The African Economic Community (abbreviated AEC) is an organization of African Union states establishing grounds for mutual economic development among the majority of African states. The member states are mounting efforts to collaborate economically, but are impeded by civil wars raging in parts of Africa. The stated goals of the organization include the creation of free trade areas, customs unions, a single market, a central bank, and a common currency thus establishing an economic and monetary union.

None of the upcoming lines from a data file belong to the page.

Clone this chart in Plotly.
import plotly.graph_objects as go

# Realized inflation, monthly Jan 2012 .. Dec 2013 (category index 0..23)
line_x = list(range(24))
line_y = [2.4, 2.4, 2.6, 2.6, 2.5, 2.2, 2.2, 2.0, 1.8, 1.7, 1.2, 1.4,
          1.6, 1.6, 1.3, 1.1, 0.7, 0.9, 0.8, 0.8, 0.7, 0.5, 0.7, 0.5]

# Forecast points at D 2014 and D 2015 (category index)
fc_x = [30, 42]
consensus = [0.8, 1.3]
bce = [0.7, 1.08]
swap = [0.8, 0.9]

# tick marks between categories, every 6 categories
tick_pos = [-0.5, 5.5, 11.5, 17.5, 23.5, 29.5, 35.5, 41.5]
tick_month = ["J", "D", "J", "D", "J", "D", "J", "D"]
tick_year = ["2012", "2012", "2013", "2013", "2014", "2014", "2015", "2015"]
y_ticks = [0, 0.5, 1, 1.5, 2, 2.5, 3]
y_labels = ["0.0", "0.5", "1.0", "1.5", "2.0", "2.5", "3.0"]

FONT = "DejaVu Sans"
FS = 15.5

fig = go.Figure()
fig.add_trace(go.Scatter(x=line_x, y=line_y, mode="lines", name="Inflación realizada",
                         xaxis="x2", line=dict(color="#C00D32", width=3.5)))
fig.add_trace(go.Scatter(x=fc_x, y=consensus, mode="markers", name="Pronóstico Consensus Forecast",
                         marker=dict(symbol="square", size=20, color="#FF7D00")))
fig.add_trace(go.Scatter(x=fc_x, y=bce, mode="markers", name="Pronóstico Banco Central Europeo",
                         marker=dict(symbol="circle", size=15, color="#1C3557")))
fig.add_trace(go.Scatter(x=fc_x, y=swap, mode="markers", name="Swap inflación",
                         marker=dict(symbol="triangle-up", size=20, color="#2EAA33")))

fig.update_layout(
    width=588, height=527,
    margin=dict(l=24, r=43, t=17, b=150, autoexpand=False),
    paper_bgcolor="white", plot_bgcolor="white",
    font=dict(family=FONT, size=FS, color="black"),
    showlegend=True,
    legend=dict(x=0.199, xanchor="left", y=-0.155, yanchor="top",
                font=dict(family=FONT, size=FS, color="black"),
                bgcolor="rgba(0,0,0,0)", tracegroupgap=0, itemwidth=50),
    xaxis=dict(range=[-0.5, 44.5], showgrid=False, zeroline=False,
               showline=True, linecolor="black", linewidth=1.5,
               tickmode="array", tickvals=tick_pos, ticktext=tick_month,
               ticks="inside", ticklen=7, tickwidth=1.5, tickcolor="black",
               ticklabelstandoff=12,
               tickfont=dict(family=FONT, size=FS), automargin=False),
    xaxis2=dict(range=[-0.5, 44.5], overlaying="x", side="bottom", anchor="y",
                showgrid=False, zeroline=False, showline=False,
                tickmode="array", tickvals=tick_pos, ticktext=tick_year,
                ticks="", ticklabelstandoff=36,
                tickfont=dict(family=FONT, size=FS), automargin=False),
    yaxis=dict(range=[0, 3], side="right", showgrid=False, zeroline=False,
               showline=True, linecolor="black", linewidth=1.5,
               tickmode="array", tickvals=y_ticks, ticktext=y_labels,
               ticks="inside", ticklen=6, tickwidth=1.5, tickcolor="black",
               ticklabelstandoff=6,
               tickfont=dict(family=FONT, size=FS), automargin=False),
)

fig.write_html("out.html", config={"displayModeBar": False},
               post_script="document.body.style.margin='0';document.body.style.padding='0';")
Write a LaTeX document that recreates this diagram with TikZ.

===Sahrawi membership, Moroccan withdrawal===
For over 30 years, the only African state that was a UN member but not a member of the African Union was Morocco, which unilaterally withdrew from the AU's predecessor, the Organization of African Unity (OAU), in 1984, when many of the other member states supported the Sahrawi nationalist Polisario Front's Sahrawi Arab Democratic Republic. Morocco's ally, Zaire, similarly opposed the OAU's admission of the Sahrawi Arab Democratic Republic, and the Mobutu regime boycotted the organisation from 1984 to 1986. Some countries have since retracted their support for the Sahrawi Arab Democratic Republic and Morocco. Morocco rejoined the AU in 2017.

==African and Malagasy Union==

The African and Malagasy Union (AMU) or the Union Africaine et Malgache (UAM) in French was a former intergovernmental organization created to promote cooperation among its members. The organization derives its name from the name of the continent of Africa and from the former Malagasy Republic, now Madagascar.

==Sirte Declaration==

The Sirte Declaration was the resolution adopted by the Organisation of African Unity on September 9, 1999 at Sirte, Libya, to create the African Union.

==Constitutive Act of the African Union==

The Constitutive Act of the African Union sets out the codified framework under which the African Union is to conduct itself. It was signed on July 11, 2000 at Lomé, Togo.

==Union launch==

The African Union was launched in Durban on July 9, 2002 by its first president, South African, Thabo Mbeki at the first session of the Assembly of the African Union. The second session of the Assembly was in Maputo in 2003, and the third session in Addis Ababa on July 6, 2004.

==Economics and monetary union==

A stated goal of the AU is to establish a common African currency and banking institutions.